■ Collected material

--

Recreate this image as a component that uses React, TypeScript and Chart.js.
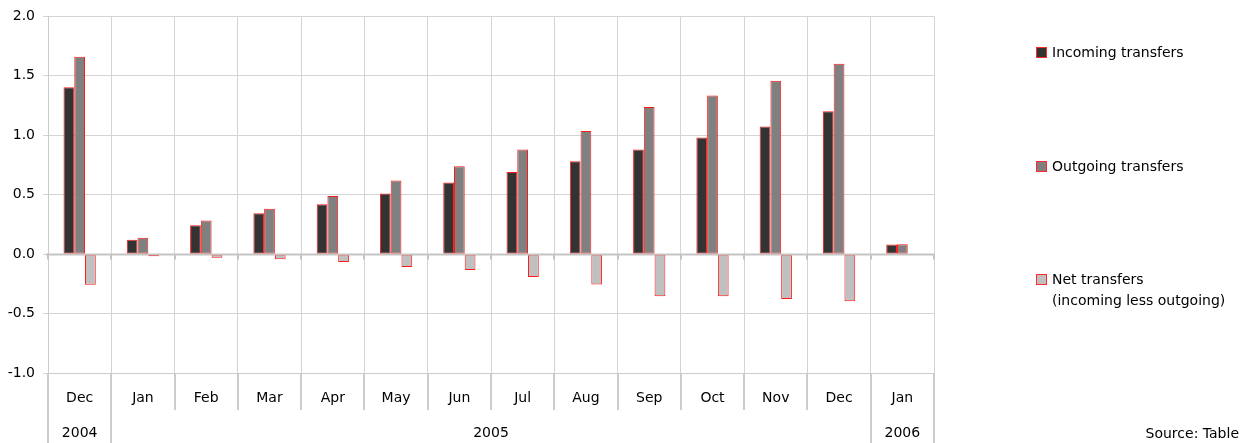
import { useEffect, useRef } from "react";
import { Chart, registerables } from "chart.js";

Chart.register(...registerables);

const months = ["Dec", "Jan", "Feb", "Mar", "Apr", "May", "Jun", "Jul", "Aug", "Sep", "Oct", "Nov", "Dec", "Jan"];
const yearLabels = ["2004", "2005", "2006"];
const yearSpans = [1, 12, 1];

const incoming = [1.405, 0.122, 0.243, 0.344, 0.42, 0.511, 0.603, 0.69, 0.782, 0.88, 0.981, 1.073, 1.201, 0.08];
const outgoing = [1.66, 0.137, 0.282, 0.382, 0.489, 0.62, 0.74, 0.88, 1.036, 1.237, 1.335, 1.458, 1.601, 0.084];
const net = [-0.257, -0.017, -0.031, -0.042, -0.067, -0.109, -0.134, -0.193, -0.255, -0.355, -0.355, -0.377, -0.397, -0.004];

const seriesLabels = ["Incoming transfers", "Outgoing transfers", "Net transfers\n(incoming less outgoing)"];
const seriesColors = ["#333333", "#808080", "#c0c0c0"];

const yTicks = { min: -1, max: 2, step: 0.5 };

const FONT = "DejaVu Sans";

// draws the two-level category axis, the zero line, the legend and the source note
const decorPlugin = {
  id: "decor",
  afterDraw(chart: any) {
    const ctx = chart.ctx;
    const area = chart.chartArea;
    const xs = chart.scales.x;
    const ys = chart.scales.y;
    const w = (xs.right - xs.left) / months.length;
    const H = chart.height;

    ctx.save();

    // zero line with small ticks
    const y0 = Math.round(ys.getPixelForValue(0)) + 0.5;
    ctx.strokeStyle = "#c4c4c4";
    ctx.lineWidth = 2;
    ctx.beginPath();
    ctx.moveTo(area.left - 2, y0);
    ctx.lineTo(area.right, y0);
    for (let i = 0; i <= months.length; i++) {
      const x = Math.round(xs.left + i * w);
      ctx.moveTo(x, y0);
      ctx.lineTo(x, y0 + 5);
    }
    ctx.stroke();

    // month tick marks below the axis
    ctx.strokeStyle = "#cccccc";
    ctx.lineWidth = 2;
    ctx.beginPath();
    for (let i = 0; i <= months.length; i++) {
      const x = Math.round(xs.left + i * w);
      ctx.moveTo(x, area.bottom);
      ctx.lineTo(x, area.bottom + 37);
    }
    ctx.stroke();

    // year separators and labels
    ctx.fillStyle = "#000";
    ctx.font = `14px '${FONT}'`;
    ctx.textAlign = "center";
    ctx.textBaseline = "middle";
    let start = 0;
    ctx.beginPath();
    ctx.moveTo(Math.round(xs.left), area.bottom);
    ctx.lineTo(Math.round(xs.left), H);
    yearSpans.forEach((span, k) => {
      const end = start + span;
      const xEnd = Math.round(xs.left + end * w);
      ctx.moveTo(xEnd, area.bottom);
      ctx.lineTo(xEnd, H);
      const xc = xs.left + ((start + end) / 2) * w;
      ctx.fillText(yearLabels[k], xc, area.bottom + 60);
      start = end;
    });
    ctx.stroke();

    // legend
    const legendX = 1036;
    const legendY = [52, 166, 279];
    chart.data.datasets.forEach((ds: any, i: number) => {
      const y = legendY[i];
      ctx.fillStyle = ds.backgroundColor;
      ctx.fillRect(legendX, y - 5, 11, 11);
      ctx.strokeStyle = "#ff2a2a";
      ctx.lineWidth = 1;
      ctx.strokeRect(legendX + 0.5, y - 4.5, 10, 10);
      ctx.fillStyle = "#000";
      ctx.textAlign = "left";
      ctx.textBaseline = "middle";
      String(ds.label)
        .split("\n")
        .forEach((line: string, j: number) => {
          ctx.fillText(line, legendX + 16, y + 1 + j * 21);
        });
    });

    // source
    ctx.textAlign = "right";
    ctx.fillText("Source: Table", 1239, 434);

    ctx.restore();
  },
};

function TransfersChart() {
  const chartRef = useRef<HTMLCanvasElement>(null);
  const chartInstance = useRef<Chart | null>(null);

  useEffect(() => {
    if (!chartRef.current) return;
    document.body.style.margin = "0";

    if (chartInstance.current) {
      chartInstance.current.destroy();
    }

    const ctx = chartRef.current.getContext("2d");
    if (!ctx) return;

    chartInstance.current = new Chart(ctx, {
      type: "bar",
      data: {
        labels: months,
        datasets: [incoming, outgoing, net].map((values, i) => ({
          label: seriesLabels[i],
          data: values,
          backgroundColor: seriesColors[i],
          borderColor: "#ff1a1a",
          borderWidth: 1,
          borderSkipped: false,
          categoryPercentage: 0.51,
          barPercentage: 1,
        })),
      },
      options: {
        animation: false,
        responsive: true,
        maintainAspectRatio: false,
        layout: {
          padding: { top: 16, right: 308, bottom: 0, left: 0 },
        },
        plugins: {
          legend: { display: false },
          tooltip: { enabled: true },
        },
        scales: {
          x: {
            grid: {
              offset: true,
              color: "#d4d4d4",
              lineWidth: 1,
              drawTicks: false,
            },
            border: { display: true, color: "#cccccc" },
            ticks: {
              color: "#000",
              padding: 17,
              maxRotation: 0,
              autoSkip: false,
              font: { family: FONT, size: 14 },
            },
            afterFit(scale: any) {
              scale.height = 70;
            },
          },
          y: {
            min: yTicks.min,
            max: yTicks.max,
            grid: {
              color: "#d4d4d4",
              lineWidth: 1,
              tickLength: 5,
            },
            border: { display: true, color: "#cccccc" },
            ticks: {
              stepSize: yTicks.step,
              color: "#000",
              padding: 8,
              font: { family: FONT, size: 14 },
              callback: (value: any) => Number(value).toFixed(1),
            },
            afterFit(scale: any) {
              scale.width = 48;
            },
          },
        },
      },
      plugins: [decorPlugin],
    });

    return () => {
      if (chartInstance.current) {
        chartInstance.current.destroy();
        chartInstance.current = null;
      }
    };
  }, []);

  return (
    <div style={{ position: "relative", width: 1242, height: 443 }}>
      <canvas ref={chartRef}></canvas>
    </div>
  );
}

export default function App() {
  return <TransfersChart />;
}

--

■ What you are asked to do
Take the listing above and print it exactly, apart from the pictures.

■ Answer below
Recreate this image as a component that uses React, TypeScript and Chart.js.
import { useEffect, useRef } from "react";
import { Chart, registerables } from "chart.js";

Chart.register(...registerables);

const months = ["Dec", "Jan", "Feb", "Mar", "Apr", "May", "Jun", "Jul", "Aug", "Sep", "Oct", "Nov", "Dec", "Jan"];
const yearLabels = ["2004", "2005", "2006"];
const yearSpans = [1, 12, 1];

const incoming = [1.405, 0.122, 0.243, 0.344, 0.42, 0.511, 0.603, 0.69, 0.782, 0.88, 0.981, 1.073, 1.201, 0.08];
const outgoing = [1.66, 0.137, 0.282, 0.382, 0.489, 0.62, 0.74, 0.88, 1.036, 1.237, 1.335, 1.458, 1.601, 0.084];
const net = [-0.257, -0.017, -0.031, -0.042, -0.067, -0.109, -0.134, -0.193, -0.255, -0.355, -0.355, -0.377, -0.397, -0.004];

const seriesLabels = ["Incoming transfers", "Outgoing transfers", "Net transfers\n(incoming less outgoing)"];
const seriesColors = ["#333333", "#808080", "#c0c0c0"];

const yTicks = { min: -1, max: 2, step: 0.5 };

const FONT = "DejaVu Sans";

// draws the two-level category axis, the zero line, the legend and the source note
const decorPlugin = {
  id: "decor",
  afterDraw(chart: any) {
    const ctx = chart.ctx;
    const area = chart.chartArea;
    const xs = chart.scales.x;
    const ys = chart.scales.y;
    const w = (xs.right - xs.left) / months.length;
    const H = chart.height;

    ctx.save();

    // zero line with small ticks
    const y0 = Math.round(ys.getPixelForValue(0)) + 0.5;
    ctx.strokeStyle = "#c4c4c4";
    ctx.lineWidth = 2;
    ctx.beginPath();
    ctx.moveTo(area.left - 2, y0);
    ctx.lineTo(area.right, y0);
    for (let i = 0; i <= months.length; i++) {
      const x = Math.round(xs.left + i * w);
      ctx.moveTo(x, y0);
      ctx.lineTo(x, y0 + 5);
    }
    ctx.stroke();

    // month tick marks below the axis
    ctx.strokeStyle = "#cccccc";
    ctx.lineWidth = 2;
    ctx.beginPath();
    for (let i = 0; i <= months.length; i++) {
      const x = Math.round(xs.left + i * w);
      ctx.moveTo(x, area.bottom);
      ctx.lineTo(x, area.bottom + 37);
    }
    ctx.stroke();

    // year separators and labels
    ctx.fillStyle = "#000";
    ctx.font = `14px '${FONT}'`;
    ctx.textAlign = "center";
    ctx.textBaseline = "middle";
    let start = 0;
    ctx.beginPath();
    ctx.moveTo(Math.round(xs.left), area.bottom);
    ctx.lineTo(Math.round(xs.left), H);
    yearSpans.forEach((span, k) => {
      const end = start + span;
      const xEnd = Math.round(xs.left + end * w);
      ctx.moveTo(xEnd, area.bottom);
      ctx.lineTo(xEnd, H);
      const xc = xs.left + ((start + end) / 2) * w;
      ctx.fillText(yearLabels[k], xc, area.bottom + 60);
      start = end;
    });
    ctx.stroke();

    // legend
    const legendX = 1036;
    const legendY = [52, 166, 279];
    chart.data.datasets.forEach((ds: any, i: number) => {
      const y = legendY[i];
      ctx.fillStyle = ds.backgroundColor;
      ctx.fillRect(legendX, y - 5, 11, 11);
      ctx.strokeStyle = "#ff2a2a";
      ctx.lineWidth = 1;
      ctx.strokeRect(legendX + 0.5, y - 4.5, 10, 10);
      ctx.fillStyle = "#000";
      ctx.textAlign = "left";
      ctx.textBaseline = "middle";
      String(ds.label)
        .split("\n")
        .forEach((line: string, j: number) => {
          ctx.fillText(line, legendX + 16, y + 1 + j * 21);
        });
    });

    // source
    ctx.textAlign = "right";
    ctx.fillText("Source: Table", 1239, 434);

    ctx.restore();
  },
};

function TransfersChart() {
  const chartRef = useRef<HTMLCanvasElement>(null);
  const chartInstance = useRef<Chart | null>(null);

  useEffect(() => {
    if (!chartRef.current) return;
    document.body.style.margin = "0";

    if (chartInstance.current) {
      chartInstance.current.destroy();
    }

    const ctx = chartRef.current.getContext("2d");
    if (!ctx) return;

    chartInstance.current = new Chart(ctx, {
      type: "bar",
      data: {
        labels: months,
        datasets: [incoming, outgoing, net].map((values, i) => ({
          label: seriesLabels[i],
          data: values,
          backgroundColor: seriesColors[i],
          borderColor: "#ff1a1a",
          borderWidth: 1,
          borderSkipped: false,
          categoryPercentage: 0.51,
          barPercentage: 1,
        })),
      },
      options: {
        animation: false,
        responsive: true,
        maintainAspectRatio: false,
        layout: {
          padding: { top: 16, right: 308, bottom: 0, left: 0 },
        },
        plugins: {
          legend: { display: false },
          tooltip: { enabled: true },
        },
        scales: {
          x: {
            grid: {
              offset: true,
              color: "#d4d4d4",
              lineWidth: 1,
              drawTicks: false,
            },
            border: { display: true, color: "#cccccc" },
            ticks: {
              color: "#000",
              padding: 17,
              maxRotation: 0,
              autoSkip: false,
              font: { family: FONT, size: 14 },
            },
            afterFit(scale: any) {
              scale.height = 70;
            },
          },
          y: {
            min: yTicks.min,
            max: yTicks.max,
            grid: {
              color: "#d4d4d4",
              lineWidth: 1,
              tickLength: 5,
            },
            border: { display: true, color: "#cccccc" },
            ticks: {
              stepSize: yTicks.step,
              color: "#000",
              padding: 8,
              font: { family: FONT, size: 14 },
              callback: (value: any) => Number(value).toFixed(1),
            },
            afterFit(scale: any) {
              scale.width = 48;
            },
          },
        },
      },
      plugins: [decorPlugin],
    });

    return () => {
      if (chartInstance.current) {
        chartInstance.current.destroy();
        chartInstance.current = null;
      }
    };
  }, []);

  return (
    <div style={{ position: "relative", width: 1242, height: 443 }}>
      <canvas ref={chartRef}></canvas>
    </div>
  );
}

export default function App() {
  return <TransfersChart />;
}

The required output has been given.